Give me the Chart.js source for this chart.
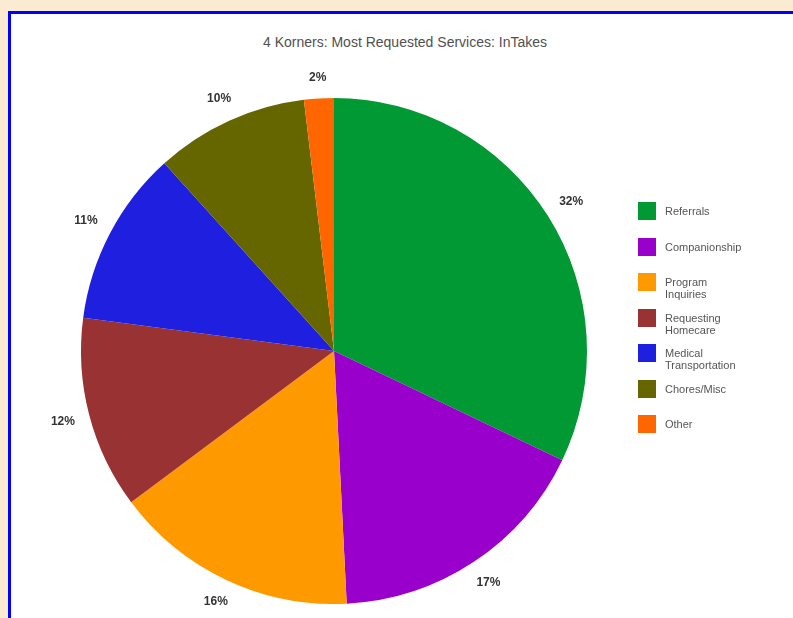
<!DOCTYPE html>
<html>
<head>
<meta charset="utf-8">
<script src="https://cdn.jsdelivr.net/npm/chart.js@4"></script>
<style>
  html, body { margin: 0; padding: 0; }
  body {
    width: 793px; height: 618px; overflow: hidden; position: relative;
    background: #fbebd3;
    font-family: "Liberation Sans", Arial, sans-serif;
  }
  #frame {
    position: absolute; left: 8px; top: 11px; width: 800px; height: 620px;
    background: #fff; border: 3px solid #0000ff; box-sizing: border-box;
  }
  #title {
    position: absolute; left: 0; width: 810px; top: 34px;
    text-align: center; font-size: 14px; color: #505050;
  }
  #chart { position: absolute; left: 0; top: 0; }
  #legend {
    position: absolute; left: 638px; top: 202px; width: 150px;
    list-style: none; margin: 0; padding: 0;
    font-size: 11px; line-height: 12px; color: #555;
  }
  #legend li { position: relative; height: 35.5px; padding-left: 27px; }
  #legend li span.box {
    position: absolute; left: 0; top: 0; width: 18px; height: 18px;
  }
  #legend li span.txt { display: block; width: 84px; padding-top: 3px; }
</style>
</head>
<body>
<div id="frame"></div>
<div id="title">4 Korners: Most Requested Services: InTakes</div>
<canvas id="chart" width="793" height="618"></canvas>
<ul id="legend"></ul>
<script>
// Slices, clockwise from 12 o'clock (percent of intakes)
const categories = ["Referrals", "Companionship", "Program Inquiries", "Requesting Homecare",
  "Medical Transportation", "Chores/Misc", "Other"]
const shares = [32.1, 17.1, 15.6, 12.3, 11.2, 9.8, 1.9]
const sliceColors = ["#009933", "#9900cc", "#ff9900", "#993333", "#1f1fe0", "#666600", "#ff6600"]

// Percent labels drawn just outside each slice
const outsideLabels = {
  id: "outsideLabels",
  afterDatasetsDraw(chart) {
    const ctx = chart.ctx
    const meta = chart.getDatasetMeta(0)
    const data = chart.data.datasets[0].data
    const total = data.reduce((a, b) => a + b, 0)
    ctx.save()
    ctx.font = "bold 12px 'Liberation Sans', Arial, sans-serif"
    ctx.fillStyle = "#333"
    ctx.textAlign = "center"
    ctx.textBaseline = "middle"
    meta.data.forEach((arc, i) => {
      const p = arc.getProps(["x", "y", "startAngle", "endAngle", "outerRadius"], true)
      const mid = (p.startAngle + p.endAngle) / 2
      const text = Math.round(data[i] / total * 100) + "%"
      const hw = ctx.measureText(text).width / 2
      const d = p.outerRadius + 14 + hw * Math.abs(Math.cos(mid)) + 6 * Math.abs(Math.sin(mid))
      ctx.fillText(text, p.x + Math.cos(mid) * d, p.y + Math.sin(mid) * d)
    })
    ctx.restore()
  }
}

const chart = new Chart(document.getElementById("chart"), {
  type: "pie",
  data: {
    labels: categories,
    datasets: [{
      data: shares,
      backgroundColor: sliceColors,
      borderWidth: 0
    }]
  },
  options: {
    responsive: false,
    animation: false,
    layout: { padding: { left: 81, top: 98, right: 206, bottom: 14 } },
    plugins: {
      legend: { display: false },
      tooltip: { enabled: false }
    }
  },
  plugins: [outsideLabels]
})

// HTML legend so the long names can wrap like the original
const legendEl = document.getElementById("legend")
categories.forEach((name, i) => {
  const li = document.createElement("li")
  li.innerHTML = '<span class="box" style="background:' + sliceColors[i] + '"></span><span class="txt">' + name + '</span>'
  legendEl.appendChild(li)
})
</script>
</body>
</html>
________________
Reproduce the listing word for word and omit its pictures.

Give me the Chart.js source for this chart.
<!DOCTYPE html>
<html>
<head>
<meta charset="utf-8">
<script src="https://cdn.jsdelivr.net/npm/chart.js@4"></script>
<style>
  html, body { margin: 0; padding: 0; }
  body {
    width: 793px; height: 618px; overflow: hidden; position: relative;
    background: #fbebd3;
    font-family: "Liberation Sans", Arial, sans-serif;
  }
  #frame {
    position: absolute; left: 8px; top: 11px; width: 800px; height: 620px;
    background: #fff; border: 3px solid #0000ff; box-sizing: border-box;
  }
  #title {
    position: absolute; left: 0; width: 810px; top: 34px;
    text-align: center; font-size: 14px; color: #505050;
  }
  #chart { position: absolute; left: 0; top: 0; }
  #legend {
    position: absolute; left: 638px; top: 202px; width: 150px;
    list-style: none; margin: 0; padding: 0;
    font-size: 11px; line-height: 12px; color: #555;
  }
  #legend li { position: relative; height: 35.5px; padding-left: 27px; }
  #legend li span.box {
    position: absolute; left: 0; top: 0; width: 18px; height: 18px;
  }
  #legend li span.txt { display: block; width: 84px; padding-top: 3px; }
</style>
</head>
<body>
<div id="frame"></div>
<div id="title">4 Korners: Most Requested Services: InTakes</div>
<canvas id="chart" width="793" height="618"></canvas>
<ul id="legend"></ul>
<script>
// Slices, clockwise from 12 o'clock (percent of intakes)
const categories = ["Referrals", "Companionship", "Program Inquiries", "Requesting Homecare",
  "Medical Transportation", "Chores/Misc", "Other"]
const shares = [32.1, 17.1, 15.6, 12.3, 11.2, 9.8, 1.9]
const sliceColors = ["#009933", "#9900cc", "#ff9900", "#993333", "#1f1fe0", "#666600", "#ff6600"]

// Percent labels drawn just outside each slice
const outsideLabels = {
  id: "outsideLabels",
  afterDatasetsDraw(chart) {
    const ctx = chart.ctx
    const meta = chart.getDatasetMeta(0)
    const data = chart.data.datasets[0].data
    const total = data.reduce((a, b) => a + b, 0)
    ctx.save()
    ctx.font = "bold 12px 'Liberation Sans', Arial, sans-serif"
    ctx.fillStyle = "#333"
    ctx.textAlign = "center"
    ctx.textBaseline = "middle"
    meta.data.forEach((arc, i) => {
      const p = arc.getProps(["x", "y", "startAngle", "endAngle", "outerRadius"], true)
      const mid = (p.startAngle + p.endAngle) / 2
      const text = Math.round(data[i] / total * 100) + "%"
      const hw = ctx.measureText(text).width / 2
      const d = p.outerRadius + 14 + hw * Math.abs(Math.cos(mid)) + 6 * Math.abs(Math.sin(mid))
      ctx.fillText(text, p.x + Math.cos(mid) * d, p.y + Math.sin(mid) * d)
    })
    ctx.restore()
  }
}

const chart = new Chart(document.getElementById("chart"), {
  type: "pie",
  data: {
    labels: categories,
    datasets: [{
      data: shares,
      backgroundColor: sliceColors,
      borderWidth: 0
    }]
  },
  options: {
    responsive: false,
    animation: false,
    layout: { padding: { left: 81, top: 98, right: 206, bottom: 14 } },
    plugins: {
      legend: { display: false },
      tooltip: { enabled: false }
    }
  },
  plugins: [outsideLabels]
})

// HTML legend so the long names can wrap like the original
const legendEl = document.getElementById("legend")
categories.forEach((name, i) => {
  const li = document.createElement("li")
  li.innerHTML = '<span class="box" style="background:' + sliceColors[i] + '"></span><span class="txt">' + name + '</span>'
  legendEl.appendChild(li)
})
</script>
</body>
</html>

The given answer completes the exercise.